> _What the exercise asks_:
Quote word for word the lines below, beginning with the first and ending with the one that has "(0,0) rectangle (2395,599);". Drop the pictures.

> _Data excerpt_:
::::
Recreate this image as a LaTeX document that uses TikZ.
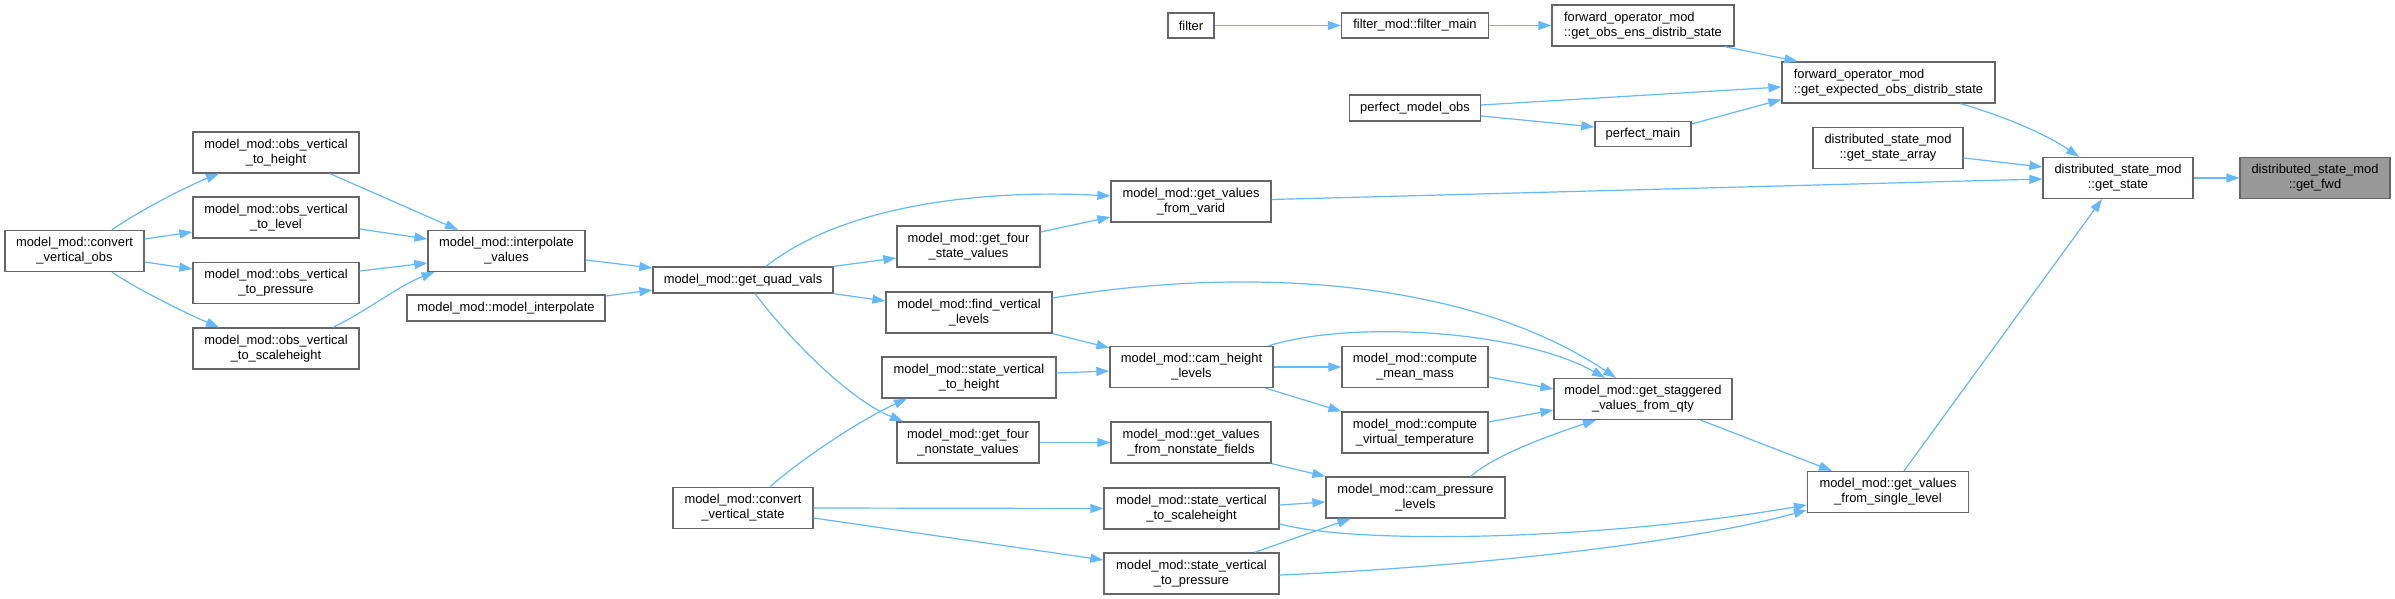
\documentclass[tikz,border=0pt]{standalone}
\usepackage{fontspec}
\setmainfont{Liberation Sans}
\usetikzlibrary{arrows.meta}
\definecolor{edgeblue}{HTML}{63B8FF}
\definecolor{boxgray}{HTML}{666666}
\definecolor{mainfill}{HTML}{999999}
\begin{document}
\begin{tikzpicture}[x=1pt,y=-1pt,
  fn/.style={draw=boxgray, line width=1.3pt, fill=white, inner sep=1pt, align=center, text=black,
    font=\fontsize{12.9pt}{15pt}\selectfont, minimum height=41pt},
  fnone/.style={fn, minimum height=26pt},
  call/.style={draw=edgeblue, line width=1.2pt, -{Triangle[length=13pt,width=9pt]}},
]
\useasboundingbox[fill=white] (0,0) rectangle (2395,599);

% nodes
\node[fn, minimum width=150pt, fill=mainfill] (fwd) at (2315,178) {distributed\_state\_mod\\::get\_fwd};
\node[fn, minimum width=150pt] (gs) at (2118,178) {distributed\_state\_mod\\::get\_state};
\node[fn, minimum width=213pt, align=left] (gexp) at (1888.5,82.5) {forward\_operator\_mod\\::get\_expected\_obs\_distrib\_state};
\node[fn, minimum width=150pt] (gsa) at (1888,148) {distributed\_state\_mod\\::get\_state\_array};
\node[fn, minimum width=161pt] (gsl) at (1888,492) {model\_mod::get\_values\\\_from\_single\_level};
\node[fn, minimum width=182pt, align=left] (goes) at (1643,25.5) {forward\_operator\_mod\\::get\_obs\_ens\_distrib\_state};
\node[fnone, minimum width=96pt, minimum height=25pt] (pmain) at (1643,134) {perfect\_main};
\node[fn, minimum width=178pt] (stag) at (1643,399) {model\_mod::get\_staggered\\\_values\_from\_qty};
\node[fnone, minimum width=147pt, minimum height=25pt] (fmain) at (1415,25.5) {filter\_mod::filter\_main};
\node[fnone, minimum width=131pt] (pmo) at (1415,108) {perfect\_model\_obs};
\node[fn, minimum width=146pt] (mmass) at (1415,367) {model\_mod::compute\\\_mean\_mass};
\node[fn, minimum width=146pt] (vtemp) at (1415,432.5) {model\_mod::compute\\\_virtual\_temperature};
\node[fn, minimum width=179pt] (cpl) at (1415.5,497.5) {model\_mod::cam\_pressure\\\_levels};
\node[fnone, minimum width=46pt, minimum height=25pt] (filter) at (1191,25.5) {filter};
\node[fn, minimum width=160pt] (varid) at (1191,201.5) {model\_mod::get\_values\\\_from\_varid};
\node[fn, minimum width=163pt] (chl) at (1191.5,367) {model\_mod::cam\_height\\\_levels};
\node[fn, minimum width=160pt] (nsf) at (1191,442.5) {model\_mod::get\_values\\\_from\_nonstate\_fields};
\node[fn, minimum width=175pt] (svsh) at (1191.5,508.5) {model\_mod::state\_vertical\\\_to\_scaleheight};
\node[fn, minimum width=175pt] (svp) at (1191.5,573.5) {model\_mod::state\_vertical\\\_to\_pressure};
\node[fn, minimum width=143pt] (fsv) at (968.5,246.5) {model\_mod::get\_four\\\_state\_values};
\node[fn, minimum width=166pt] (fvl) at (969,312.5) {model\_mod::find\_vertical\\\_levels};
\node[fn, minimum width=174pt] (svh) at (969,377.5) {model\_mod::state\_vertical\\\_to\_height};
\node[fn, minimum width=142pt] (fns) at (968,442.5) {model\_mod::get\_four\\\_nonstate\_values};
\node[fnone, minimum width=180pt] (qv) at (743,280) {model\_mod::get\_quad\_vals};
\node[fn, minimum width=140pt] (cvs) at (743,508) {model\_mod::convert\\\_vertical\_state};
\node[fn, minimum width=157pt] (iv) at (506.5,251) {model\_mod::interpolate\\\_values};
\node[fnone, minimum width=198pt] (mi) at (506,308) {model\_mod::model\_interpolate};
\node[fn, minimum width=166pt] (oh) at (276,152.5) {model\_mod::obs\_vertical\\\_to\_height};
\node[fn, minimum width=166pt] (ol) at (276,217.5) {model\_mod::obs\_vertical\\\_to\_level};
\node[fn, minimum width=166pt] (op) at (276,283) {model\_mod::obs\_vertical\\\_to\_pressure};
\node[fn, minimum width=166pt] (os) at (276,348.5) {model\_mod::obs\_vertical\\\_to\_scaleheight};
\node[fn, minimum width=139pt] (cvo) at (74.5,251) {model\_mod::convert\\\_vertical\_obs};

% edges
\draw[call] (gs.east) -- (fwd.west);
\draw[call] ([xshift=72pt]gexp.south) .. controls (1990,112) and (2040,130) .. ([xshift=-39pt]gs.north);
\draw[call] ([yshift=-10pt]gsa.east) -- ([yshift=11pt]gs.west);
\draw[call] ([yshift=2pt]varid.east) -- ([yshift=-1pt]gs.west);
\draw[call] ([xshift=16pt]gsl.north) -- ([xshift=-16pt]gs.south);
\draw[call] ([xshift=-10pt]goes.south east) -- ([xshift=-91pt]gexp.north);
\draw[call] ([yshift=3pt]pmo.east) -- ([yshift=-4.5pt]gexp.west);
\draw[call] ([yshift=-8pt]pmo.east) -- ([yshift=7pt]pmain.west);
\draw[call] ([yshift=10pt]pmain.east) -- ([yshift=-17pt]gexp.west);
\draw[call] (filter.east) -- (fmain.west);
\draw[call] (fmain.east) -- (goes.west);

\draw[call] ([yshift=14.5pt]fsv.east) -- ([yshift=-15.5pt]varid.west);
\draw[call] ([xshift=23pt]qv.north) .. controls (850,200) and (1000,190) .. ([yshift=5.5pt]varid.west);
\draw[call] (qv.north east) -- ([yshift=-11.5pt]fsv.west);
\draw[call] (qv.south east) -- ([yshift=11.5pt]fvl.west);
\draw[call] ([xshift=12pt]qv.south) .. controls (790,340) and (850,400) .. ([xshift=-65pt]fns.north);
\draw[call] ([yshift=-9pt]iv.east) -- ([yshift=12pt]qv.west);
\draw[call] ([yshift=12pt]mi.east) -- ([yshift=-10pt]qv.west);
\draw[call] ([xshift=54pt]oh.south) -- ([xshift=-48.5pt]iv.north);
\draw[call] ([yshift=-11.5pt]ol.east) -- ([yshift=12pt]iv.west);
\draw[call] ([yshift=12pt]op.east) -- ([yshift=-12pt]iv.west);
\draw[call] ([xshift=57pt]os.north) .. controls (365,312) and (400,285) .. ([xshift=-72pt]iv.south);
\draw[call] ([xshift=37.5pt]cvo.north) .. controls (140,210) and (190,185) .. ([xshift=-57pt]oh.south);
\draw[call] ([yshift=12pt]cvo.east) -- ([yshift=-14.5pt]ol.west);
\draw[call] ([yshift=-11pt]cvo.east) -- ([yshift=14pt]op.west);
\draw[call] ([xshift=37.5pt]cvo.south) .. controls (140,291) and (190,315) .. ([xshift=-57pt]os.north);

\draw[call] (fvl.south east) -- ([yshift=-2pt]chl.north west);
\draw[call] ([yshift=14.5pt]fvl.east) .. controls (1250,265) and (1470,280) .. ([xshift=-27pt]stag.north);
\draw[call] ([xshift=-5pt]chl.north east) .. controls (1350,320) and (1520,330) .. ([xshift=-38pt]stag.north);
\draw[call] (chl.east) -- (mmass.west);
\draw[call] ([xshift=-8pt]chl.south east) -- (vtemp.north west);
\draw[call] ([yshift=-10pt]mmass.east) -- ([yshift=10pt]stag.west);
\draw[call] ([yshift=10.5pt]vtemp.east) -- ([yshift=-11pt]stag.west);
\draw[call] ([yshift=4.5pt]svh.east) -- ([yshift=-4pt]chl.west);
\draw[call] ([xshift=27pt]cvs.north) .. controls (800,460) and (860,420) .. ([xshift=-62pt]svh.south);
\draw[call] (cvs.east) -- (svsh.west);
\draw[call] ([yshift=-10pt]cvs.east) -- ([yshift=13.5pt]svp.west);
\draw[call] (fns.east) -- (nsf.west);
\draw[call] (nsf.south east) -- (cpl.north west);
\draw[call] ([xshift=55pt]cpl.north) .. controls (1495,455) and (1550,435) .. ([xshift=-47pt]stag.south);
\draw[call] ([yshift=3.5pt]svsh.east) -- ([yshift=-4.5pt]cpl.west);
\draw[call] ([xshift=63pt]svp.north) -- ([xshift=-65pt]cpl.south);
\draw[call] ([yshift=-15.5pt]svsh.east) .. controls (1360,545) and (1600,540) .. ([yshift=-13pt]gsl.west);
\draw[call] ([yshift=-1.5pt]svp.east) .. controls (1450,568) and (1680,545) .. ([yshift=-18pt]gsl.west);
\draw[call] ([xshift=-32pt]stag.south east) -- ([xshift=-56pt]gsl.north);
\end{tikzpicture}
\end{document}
::::
> _Result below_:
Recreate this image as a LaTeX document that uses TikZ.
\documentclass[tikz,border=0pt]{standalone}
\usepackage{fontspec}
\setmainfont{Liberation Sans}
\usetikzlibrary{arrows.meta}
\definecolor{edgeblue}{HTML}{63B8FF}
\definecolor{boxgray}{HTML}{666666}
\definecolor{mainfill}{HTML}{999999}
\begin{document}
\begin{tikzpicture}[x=1pt,y=-1pt,
  fn/.style={draw=boxgray, line width=1.3pt, fill=white, inner sep=1pt, align=center, text=black,
    font=\fontsize{12.9pt}{15pt}\selectfont, minimum height=41pt},
  fnone/.style={fn, minimum height=26pt},
  call/.style={draw=edgeblue, line width=1.2pt, -{Triangle[length=13pt,width=9pt]}},
]
\useasboundingbox[fill=white] (0,0) rectangle (2395,599);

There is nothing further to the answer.